Reproduce nothing but the lines from the start of the material through the line that includes "const INK = '#1a1a1a';", both ends included, and omit every picture.

==*==

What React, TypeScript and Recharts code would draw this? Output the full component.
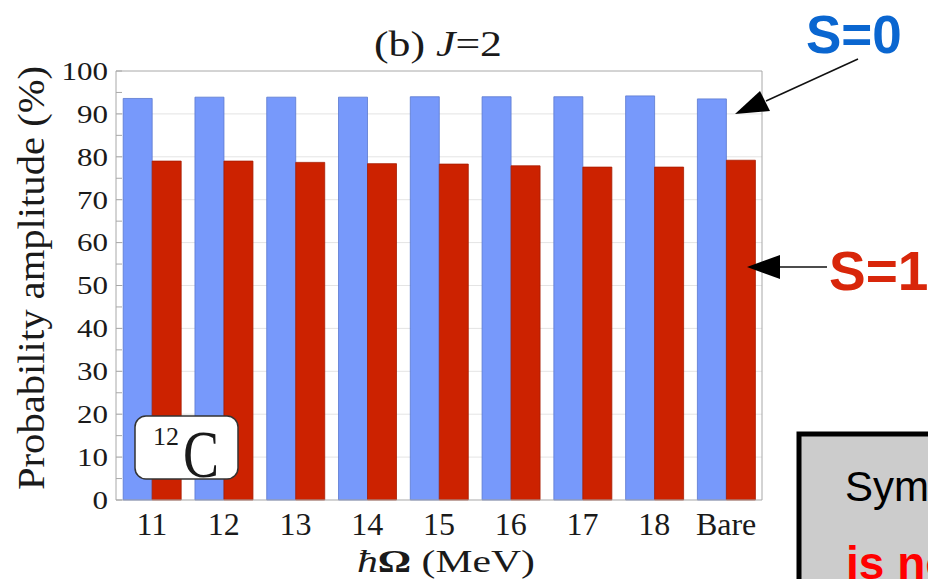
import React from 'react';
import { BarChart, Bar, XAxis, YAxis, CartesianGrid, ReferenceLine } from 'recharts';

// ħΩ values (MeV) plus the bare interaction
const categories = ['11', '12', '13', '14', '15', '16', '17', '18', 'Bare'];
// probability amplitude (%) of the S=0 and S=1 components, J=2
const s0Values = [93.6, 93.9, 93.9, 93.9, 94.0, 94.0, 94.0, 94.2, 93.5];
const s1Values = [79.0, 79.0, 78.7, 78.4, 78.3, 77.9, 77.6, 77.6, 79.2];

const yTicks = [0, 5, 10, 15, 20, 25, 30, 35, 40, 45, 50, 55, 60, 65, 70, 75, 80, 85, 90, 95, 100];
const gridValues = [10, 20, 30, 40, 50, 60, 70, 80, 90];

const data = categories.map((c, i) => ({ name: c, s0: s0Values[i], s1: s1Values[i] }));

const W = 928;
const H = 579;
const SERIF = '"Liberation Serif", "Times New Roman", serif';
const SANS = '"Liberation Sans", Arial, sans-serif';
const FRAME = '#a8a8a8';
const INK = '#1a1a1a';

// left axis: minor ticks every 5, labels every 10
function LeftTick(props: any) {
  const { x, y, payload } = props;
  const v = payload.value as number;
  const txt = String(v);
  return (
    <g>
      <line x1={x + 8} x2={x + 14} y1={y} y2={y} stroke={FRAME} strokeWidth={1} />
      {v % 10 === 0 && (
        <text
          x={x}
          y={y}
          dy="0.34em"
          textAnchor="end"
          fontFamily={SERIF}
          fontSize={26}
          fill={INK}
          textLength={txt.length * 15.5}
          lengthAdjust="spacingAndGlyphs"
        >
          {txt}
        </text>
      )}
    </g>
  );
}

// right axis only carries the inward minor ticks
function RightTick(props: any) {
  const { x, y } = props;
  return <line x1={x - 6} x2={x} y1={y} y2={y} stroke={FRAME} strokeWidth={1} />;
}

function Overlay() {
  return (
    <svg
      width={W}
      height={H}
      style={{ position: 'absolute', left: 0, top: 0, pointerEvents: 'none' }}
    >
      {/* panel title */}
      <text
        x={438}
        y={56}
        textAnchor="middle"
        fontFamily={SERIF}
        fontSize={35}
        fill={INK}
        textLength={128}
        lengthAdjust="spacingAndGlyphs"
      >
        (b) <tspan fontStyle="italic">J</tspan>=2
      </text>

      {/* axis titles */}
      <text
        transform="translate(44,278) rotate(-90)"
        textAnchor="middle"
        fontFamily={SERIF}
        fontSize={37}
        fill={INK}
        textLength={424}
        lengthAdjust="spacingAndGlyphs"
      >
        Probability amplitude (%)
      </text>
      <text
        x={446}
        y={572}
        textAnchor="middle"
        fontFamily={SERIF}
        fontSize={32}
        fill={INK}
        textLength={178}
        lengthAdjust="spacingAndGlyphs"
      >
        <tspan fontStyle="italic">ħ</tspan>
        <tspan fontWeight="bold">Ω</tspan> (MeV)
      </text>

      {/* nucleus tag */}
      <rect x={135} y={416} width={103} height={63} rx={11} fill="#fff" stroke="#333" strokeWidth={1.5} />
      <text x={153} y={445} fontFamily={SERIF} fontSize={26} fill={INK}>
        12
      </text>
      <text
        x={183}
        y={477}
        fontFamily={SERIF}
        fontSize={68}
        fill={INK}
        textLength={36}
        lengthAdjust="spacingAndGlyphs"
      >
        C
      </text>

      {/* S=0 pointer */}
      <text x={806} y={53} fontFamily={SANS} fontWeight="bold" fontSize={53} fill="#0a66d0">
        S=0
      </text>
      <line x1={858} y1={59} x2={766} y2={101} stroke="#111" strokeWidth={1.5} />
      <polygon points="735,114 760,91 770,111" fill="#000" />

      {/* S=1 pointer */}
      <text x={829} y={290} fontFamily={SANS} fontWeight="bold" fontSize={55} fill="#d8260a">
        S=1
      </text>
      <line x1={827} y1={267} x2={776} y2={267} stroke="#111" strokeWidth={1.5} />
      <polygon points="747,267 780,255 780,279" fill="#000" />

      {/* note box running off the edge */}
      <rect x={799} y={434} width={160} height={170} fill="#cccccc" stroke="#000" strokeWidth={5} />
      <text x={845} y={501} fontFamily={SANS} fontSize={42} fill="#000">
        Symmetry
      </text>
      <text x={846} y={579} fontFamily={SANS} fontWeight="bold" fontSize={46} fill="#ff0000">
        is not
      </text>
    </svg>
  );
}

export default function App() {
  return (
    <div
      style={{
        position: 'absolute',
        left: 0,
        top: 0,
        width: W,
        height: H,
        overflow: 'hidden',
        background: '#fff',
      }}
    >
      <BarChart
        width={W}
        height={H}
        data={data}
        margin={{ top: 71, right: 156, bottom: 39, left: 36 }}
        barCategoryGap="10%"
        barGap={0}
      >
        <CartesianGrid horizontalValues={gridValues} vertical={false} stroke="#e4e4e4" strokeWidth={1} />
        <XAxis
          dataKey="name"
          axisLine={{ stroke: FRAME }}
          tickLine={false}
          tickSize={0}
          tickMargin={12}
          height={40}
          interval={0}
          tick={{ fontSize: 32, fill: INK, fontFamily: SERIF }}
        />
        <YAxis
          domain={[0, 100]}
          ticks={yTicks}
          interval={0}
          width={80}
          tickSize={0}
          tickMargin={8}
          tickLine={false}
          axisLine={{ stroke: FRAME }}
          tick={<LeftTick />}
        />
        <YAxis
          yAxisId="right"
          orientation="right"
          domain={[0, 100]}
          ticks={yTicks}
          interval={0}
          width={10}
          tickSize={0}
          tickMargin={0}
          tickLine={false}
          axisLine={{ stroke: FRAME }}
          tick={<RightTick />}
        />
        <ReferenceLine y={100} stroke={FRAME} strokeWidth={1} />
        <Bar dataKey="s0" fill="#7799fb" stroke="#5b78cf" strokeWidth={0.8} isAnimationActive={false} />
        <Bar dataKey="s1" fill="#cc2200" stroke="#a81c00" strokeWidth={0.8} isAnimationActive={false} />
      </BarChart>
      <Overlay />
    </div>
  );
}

==*==

▶ _Answer to the exercise_:
What React, TypeScript and Recharts code would draw this? Output the full component.
import React from 'react';
import { BarChart, Bar, XAxis, YAxis, CartesianGrid, ReferenceLine } from 'recharts';

// ħΩ values (MeV) plus the bare interaction
const categories = ['11', '12', '13', '14', '15', '16', '17', '18', 'Bare'];
// probability amplitude (%) of the S=0 and S=1 components, J=2
const s0Values = [93.6, 93.9, 93.9, 93.9, 94.0, 94.0, 94.0, 94.2, 93.5];
const s1Values = [79.0, 79.0, 78.7, 78.4, 78.3, 77.9, 77.6, 77.6, 79.2];

const yTicks = [0, 5, 10, 15, 20, 25, 30, 35, 40, 45, 50, 55, 60, 65, 70, 75, 80, 85, 90, 95, 100];
const gridValues = [10, 20, 30, 40, 50, 60, 70, 80, 90];

const data = categories.map((c, i) => ({ name: c, s0: s0Values[i], s1: s1Values[i] }));

const W = 928;
const H = 579;
const SERIF = '"Liberation Serif", "Times New Roman", serif';
const SANS = '"Liberation Sans", Arial, sans-serif';
const FRAME = '#a8a8a8';
const INK = '#1a1a1a';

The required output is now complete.